Only lines with the word "this" are needed; collect each of them from the listing below.

*Given information:*
>>>>>

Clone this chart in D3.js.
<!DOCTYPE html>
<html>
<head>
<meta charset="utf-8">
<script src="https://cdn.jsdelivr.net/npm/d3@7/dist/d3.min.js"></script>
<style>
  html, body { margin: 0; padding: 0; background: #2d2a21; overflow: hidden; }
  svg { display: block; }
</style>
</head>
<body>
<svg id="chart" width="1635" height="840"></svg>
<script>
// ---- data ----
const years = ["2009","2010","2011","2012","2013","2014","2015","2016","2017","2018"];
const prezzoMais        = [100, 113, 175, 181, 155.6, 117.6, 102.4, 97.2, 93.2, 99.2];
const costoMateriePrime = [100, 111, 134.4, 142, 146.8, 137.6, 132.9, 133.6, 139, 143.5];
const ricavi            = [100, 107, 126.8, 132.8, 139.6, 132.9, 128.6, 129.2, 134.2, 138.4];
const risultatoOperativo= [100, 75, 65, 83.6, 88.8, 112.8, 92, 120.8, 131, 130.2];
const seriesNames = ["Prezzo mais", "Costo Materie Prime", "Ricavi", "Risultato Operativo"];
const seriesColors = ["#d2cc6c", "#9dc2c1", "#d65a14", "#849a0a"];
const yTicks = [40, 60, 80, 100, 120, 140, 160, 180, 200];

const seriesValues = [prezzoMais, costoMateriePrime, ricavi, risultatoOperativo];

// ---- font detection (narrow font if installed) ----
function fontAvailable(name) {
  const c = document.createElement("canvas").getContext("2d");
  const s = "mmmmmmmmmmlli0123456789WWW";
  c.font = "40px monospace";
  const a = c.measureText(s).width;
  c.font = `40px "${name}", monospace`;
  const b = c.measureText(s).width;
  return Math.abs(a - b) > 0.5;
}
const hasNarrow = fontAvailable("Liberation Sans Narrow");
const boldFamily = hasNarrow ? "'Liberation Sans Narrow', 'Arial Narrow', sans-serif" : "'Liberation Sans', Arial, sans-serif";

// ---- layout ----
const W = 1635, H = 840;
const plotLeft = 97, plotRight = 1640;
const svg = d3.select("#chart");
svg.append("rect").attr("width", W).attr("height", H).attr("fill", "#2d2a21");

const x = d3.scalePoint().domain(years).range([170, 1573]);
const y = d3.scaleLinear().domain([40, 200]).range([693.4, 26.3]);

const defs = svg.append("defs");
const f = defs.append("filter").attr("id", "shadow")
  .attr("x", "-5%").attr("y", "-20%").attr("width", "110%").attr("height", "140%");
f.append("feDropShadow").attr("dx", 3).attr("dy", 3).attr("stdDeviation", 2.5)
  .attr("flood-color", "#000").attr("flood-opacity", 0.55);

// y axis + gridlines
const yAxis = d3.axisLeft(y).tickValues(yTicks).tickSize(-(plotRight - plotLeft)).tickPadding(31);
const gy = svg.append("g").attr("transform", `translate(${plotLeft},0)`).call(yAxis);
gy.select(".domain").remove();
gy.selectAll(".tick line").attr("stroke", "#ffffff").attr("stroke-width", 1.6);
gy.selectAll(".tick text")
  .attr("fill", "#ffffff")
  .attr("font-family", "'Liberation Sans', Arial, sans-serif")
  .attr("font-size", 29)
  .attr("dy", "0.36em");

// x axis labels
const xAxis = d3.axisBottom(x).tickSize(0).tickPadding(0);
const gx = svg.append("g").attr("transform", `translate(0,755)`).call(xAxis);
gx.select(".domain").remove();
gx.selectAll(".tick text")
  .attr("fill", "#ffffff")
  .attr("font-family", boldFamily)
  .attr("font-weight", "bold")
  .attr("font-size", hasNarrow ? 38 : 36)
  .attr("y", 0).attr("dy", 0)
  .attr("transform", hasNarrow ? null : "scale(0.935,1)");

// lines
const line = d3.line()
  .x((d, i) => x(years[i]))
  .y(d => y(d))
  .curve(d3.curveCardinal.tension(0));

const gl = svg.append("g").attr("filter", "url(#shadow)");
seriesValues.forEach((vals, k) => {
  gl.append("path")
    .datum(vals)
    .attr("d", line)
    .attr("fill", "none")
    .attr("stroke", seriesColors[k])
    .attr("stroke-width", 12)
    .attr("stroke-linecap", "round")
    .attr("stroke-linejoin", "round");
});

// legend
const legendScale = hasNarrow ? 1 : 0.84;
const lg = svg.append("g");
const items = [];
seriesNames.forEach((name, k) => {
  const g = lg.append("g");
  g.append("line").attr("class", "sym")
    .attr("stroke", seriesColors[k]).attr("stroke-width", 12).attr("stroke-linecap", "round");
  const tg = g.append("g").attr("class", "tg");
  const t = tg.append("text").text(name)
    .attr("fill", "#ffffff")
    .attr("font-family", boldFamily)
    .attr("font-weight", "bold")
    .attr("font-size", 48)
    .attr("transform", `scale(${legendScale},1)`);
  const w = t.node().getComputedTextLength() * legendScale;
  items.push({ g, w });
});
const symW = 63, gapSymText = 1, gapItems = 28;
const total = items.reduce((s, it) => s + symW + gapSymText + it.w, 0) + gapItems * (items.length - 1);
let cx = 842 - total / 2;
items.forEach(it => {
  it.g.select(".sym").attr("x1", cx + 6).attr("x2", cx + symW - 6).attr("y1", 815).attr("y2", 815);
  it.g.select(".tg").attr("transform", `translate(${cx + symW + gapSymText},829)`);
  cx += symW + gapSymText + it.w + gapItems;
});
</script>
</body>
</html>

<<<<<
>>>>>

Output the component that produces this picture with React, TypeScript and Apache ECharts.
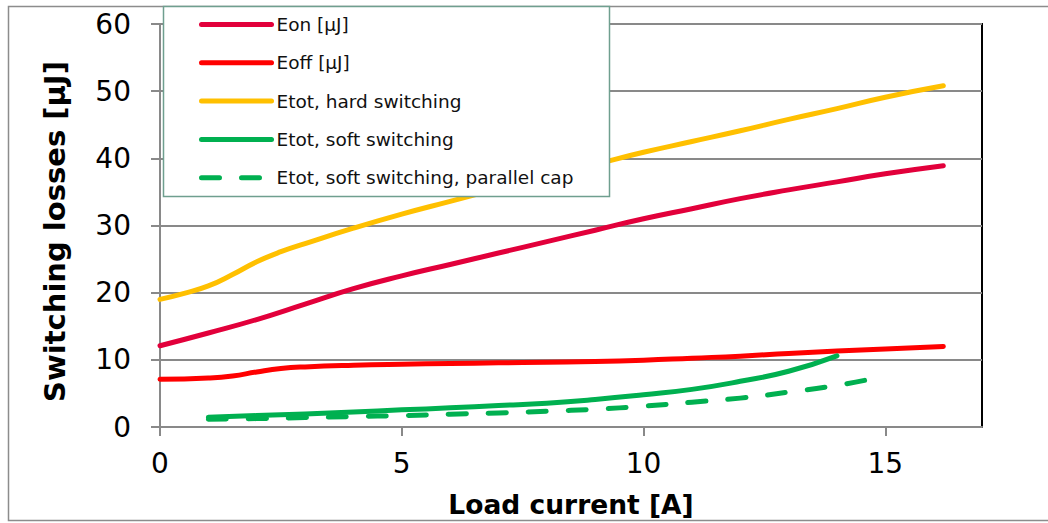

<<<<<

*Written answer:*
Clone this chart in D3.js.
Output the component that produces this picture with React, TypeScript and Apache ECharts.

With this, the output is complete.